Key things to remember about boron trifluoride

  • Boron trifluoride, BF₃, is a trigonal planar molecule with boron at the center and three fluorine atoms around it.

  • Its boron atom has only six valence electrons, so BF₃ is electron-deficient and acts as a Lewis acid.

  • In Physical Chemistry II, BF₃ is a clear example of sp² hybridization and how geometry comes from orbital arrangement.

  • BF₃ often shows up in coordination chemistry and catalysis because it can accept lone pairs and activate other molecules.

  • If you see BF₃ in a mechanism, think about electron-pair donation first and ask what substrate becomes more reactive after coordination.

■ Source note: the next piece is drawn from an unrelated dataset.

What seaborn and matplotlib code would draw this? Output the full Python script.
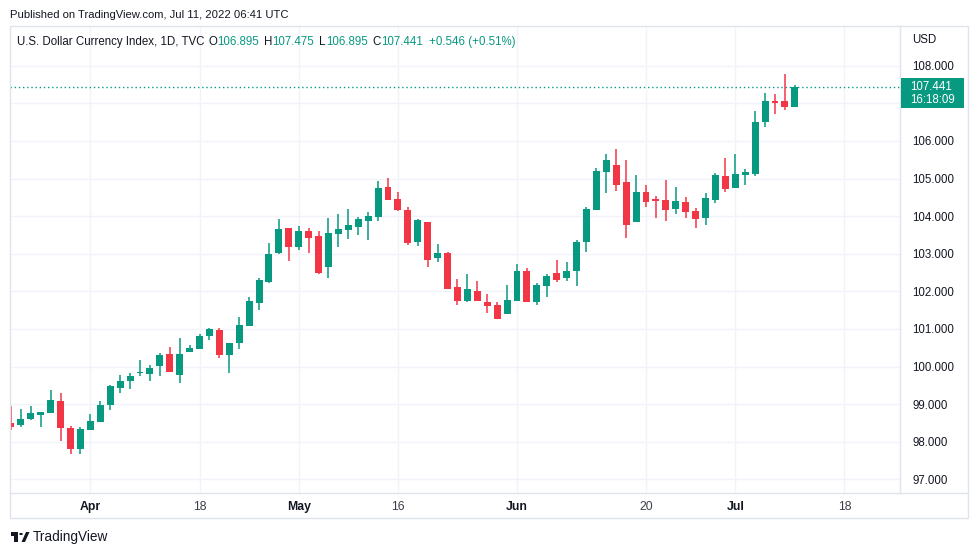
import numpy as np
import pandas as pd
import matplotlib
matplotlib.use("Agg")
import matplotlib.pyplot as plt
import seaborn as sns
from matplotlib.patches import Rectangle, Circle, Polygon
from matplotlib.lines import Line2D

# ---------------- data ----------------
start_date = "2022-03-22"
opens = [98.497, 98.444, 98.604, 98.710, 98.763, 99.082, 98.364, 97.805, 98.311, 98.524,
         98.976, 99.428, 99.614, 99.827, 99.800, 100.013, 100.332, 99.774, 100.385, 100.465,
         100.811, 100.971, 100.306, 100.625, 101.077, 101.688, 102.247, 103.018, 103.683, 103.178,
         103.603, 103.471, 102.646, 103.524, 103.630, 103.710, 103.869, 103.976, 104.774, 104.455,
         104.162, 103.311, 103.843, 102.885, 103.018, 102.114, 101.742, 102.008, 101.715, 101.635,
         101.396, 101.742, 102.540, 101.715, 102.141, 102.487, 102.354, 102.540, 103.311, 104.162,
         105.173, 105.359, 104.907, 103.843, 104.641, 104.455, 104.428, 104.189, 104.375, 104.135,
         103.949, 104.428, 105.066, 104.747, 105.093, 105.120, 106.503, 107.061, 107.061, 106.895]
highs = [98.949, 98.869, 98.949, 98.790, 99.375, 99.295, 98.417, 98.391, 98.737, 99.082,
         99.508, 99.774, 99.827, 100.173, 100.040, 100.359, 100.518, 100.758, 100.571, 100.864,
         101.024, 101.024, 100.625, 101.316, 101.848, 102.354, 103.284, 103.923, 103.683, 103.737,
         103.683, 103.603, 103.949, 104.056, 104.189, 103.976, 104.109, 104.933, 105.013, 104.641,
         104.242, 103.923, 103.843, 103.258, 103.045, 102.327, 102.460, 102.274, 101.928, 101.715,
         102.167, 102.726, 102.620, 102.220, 102.460, 102.832, 102.779, 103.364, 104.242, 105.279,
         105.652, 105.784, 105.492, 105.093, 104.827, 104.535, 104.960, 104.774, 104.508, 104.215,
         104.614, 105.146, 105.545, 105.652, 105.253, 106.795, 107.274, 107.247, 107.779, 107.475]
lows = [98.311, 98.391, 98.577, 98.391, 98.763, 98.018, 97.672, 97.672, 98.311, 98.524,
        98.843, 99.295, 99.401, 99.747, 99.614, 99.747, 99.854, 99.561, 100.385, 100.465,
        100.704, 100.226, 99.827, 100.465, 101.077, 101.502, 102.220, 102.992, 102.806, 103.098,
        103.018, 102.460, 102.354, 103.178, 103.391, 103.497, 103.364, 103.869, 104.428, 104.135,
        103.231, 103.204, 102.646, 102.779, 102.061, 101.635, 101.715, 101.742, 101.422, 101.263,
        101.396, 101.742, 101.715, 101.635, 101.848, 102.247, 102.274, 102.141, 103.045, 104.162,
        104.614, 104.668, 103.417, 103.843, 104.242, 103.949, 103.869, 104.056, 103.949, 103.683,
        103.763, 104.348, 104.641, 104.747, 104.827, 105.066, 106.370, 106.715, 106.822, 106.895]
closes = [98.391, 98.604, 98.763, 98.790, 99.109, 98.364, 97.805, 98.337, 98.550, 98.976,
          99.481, 99.614, 99.747, 99.854, 99.960, 100.306, 99.854, 100.332, 100.492, 100.811,
          100.997, 100.306, 100.625, 101.103, 101.742, 102.300, 102.992, 103.657, 103.178, 103.603,
          103.417, 102.487, 103.550, 103.657, 103.763, 103.923, 104.002, 104.747, 104.428, 104.162,
          103.284, 103.896, 102.832, 103.018, 102.061, 101.742, 102.061, 101.742, 101.608, 101.263,
          101.768, 102.540, 101.715, 102.167, 102.407, 102.300, 102.540, 103.311, 104.189, 105.199,
          105.492, 104.827, 103.763, 104.641, 104.375, 104.401, 104.162, 104.401, 104.109, 103.923,
          104.481, 105.093, 104.721, 105.120, 105.173, 106.503, 107.061, 107.007, 106.895, 107.441]

tick_dates = ["2022-04-01", "2022-04-18", "2022-05-02", "2022-05-16",
              "2022-06-01", "2022-06-20", "2022-07-01", "2022-07-18"]
tick_labels = ["Apr", "18", "May", "16", "Jun", "20", "Jul", "18"]
month_labels = {"Apr", "May", "Jun", "Jul"}
price_ticks = [97, 98, 99, 100, 101, 102, 103, 104, 105, 106, 107, 108]
hidden_price_labels = [107]

title_text = "U.S. Dollar Currency Index, 1D, TVC"
published_text = "Published on TradingView.com, Jul 11, 2022 06:41 UTC"
last_close_label = "107.441"
countdown_label = "16:18:09"
change_text = "+0.546 (+0.51%)"

# ---------------- style ----------------
GREEN = "#089981"
RED = "#f23645"
GRID = "#f0f3fa"
BORDER = "#e0e3eb"
TEXT = "#131722"
FS = 8.3

sns.set_theme(style="white")
plt.rcParams["font.family"] = ["Liberation Sans", "DejaVu Sans"]

W, H = 979, 555
fig = plt.figure(figsize=(W / 100, H / 100), dpi=100)
fig.patch.set_facecolor("white")

def fx(px):
    return px / W

def fy(py):
    return 1 - py / H

# plot pane: x 10..900, y 26..493
ax = fig.add_axes([fx(10), fy(493), fx(900) - fx(10), fy(26) - fy(493)])
ax.set_facecolor("white")

df = pd.DataFrame({"open": opens, "high": highs, "low": lows, "close": closes})
df["date"] = pd.bdate_range(start_date, periods=len(df))
df["idx"] = np.arange(len(df))
up = df["close"] >= df["open"]
colors = np.where(up, GREEN, RED)

body_bottom = df[["open", "close"]].min(axis=1)
body_height = (df["close"] - df["open"]).abs().clip(lower=0.03)

ax.vlines(df["idx"], df["low"], df["high"], colors=colors, linewidth=1.1, zorder=3)
ax.bar(df["idx"], body_height, bottom=body_bottom, width=0.7, color=colors,
       linewidth=0, zorder=4)

# x ticks: positions in business-day index
tick_pos = [len(pd.bdate_range(start_date, d)) - 1 for d in tick_dates]
ax.set_xlim(-0.1, 89.6)
ax.set_ylim(96.636, 109.056)

ax.set_xticks(tick_pos)
ax.set_xticklabels(tick_labels)
for lbl in ax.get_xticklabels():
    if lbl.get_text() in month_labels:
        lbl.set_fontweight("bold")
        lbl.set_color(TEXT)
    else:
        lbl.set_color("#3b3f4a")
    lbl.set_fontsize(8.8)

ax.yaxis.tick_right()
ax.set_yticks(price_ticks)
ax.set_yticklabels(["" if p in hidden_price_labels else f"{p:.3f}" for p in price_ticks])
for lbl in ax.get_yticklabels():
    lbl.set_fontsize(8.3)
    lbl.set_color(TEXT)
ax.tick_params(axis="y", length=0, pad=9)
ax.tick_params(axis="x", length=0, pad=6)

ax.grid(True, color=GRID, linewidth=1, zorder=0)
ax.set_axisbelow(True)
for side in ["left", "top"]:
    ax.spines[side].set_visible(False)
for side in ["right", "bottom"]:
    ax.spines[side].set_color(BORDER)
    ax.spines[side].set_linewidth(1)

# last price dotted line
ax.axhline(closes[-1], color=GREEN, linestyle=(0, (1, 2)), linewidth=1, zorder=2)

# outer border
fig.patches.append(Rectangle((fx(10), fy(518)), fx(968) - fx(10), fy(26) - fy(518),
                             transform=fig.transFigure, fill=False, edgecolor=BORDER,
                             linewidth=1))
fig.lines.append(Line2D([fx(900), fx(968)], [fy(493), fy(493)], transform=fig.transFigure,
                        color=BORDER, linewidth=1))

# price badge
fig.patches.append(Rectangle((fx(901), fy(108)), fx(964) - fx(901), fy(78) - fy(108),
                             transform=fig.transFigure, facecolor=GREEN, edgecolor="none",
                             zorder=5))
fig.text(fx(910), fy(87), last_close_label, color="white", fontsize=8.3,
         va="center", ha="left", zorder=6)
fig.text(fx(910), fy(100), countdown_label, color="white", fontsize=8.3,
         va="center", ha="left", zorder=6)

fig.text(fx(912), fy(40), "USD", color=TEXT, fontsize=8.3, va="center", ha="left")

# header texts
fig.text(fx(10), fy(15), published_text, color=TEXT, fontsize=8.1, va="center", ha="left")

renderer = fig.canvas.get_renderer()

def chain(x_px, parts, y_px):
    x = x_px
    for s, c, gap in parts:
        t = fig.text(fx(x), fy(y_px), s, color=c, fontsize=FS, va="center", ha="left")
        bb = t.get_window_extent(renderer=renderer)
        x = x + bb.width + gap

chain(17, [(title_text, TEXT, 4),
           ("O", TEXT, 0), (f"{opens[-1]:.3f}", GREEN, 5),
           ("H", TEXT, 0), (f"{highs[-1]:.3f}", GREEN, 5),
           ("L", TEXT, 0), (f"{lows[-1]:.3f}", GREEN, 5),
           ("C", TEXT, 0), (f"{closes[-1]:.3f}", GREEN, 6),
           (change_text, GREEN, 0)], 42)

# TradingView logo + text
logo = "#131722"
fig.patches.append(Rectangle((fx(11), fy(535.5)), fx(18) - fx(11), fy(532) - fy(535.5),
                             transform=fig.transFigure, facecolor=logo, edgecolor="none"))
fig.patches.append(Rectangle((fx(14.5), fy(542)), fx(18) - fx(14.5), fy(532) - fy(542),
                             transform=fig.transFigure, facecolor=logo, edgecolor="none"))
fig.patches.append(Circle((fx(21), fy(534)), 0.0019, transform=fig.transFigure,
                          facecolor=logo, edgecolor="none"))
fig.patches.append(Polygon([(fx(21.5), fy(542)), (fx(25), fy(542)), (fx(29.5), fy(532)),
                            (fx(26), fy(532))], closed=True, transform=fig.transFigure,
                           facecolor=logo, edgecolor="none"))
fig.text(fx(33), fy(537), "TradingView", color=TEXT, fontsize=9.8, va="center", ha="left")

fig.savefig("out.png", dpi=100, facecolor="white")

Frequently asked questions about boron trifluoride

What is boron trifluoride in Physical Chemistry II?

Boron trifluoride, BF₃, is a trigonal planar molecule in which boron is bonded to three fluorine atoms. In Physical Chemistry II, it is used to show how an electron-deficient center can act as a Lewis acid and how sp² hybridization gives a 120° geometry.

Why is BF₃ a Lewis acid?

BF₃ is a Lewis acid because boron does not have a full octet and can accept an electron pair. The fluorine atoms pull electron density away from boron, which makes that electron deficiency even more noticeable. That is why BF₃ readily forms adducts with lone-pair donors.

What geometry does boron trifluoride have?

BF₃ has trigonal planar geometry. The boron atom is sp² hybridized, so the three B-F bonds spread out about 120° apart. This is a standard example of how hybridization predicts shape in molecular structure.

How does BF₃ show up in chemistry problems?

BF₃ often appears in questions about Lewis acids, coordination complexes, and catalytic mechanisms. You may be asked to identify the atom that accepts the lone pair, predict the shape, or explain why a substrate becomes more reactive after BF₃ coordinates to it.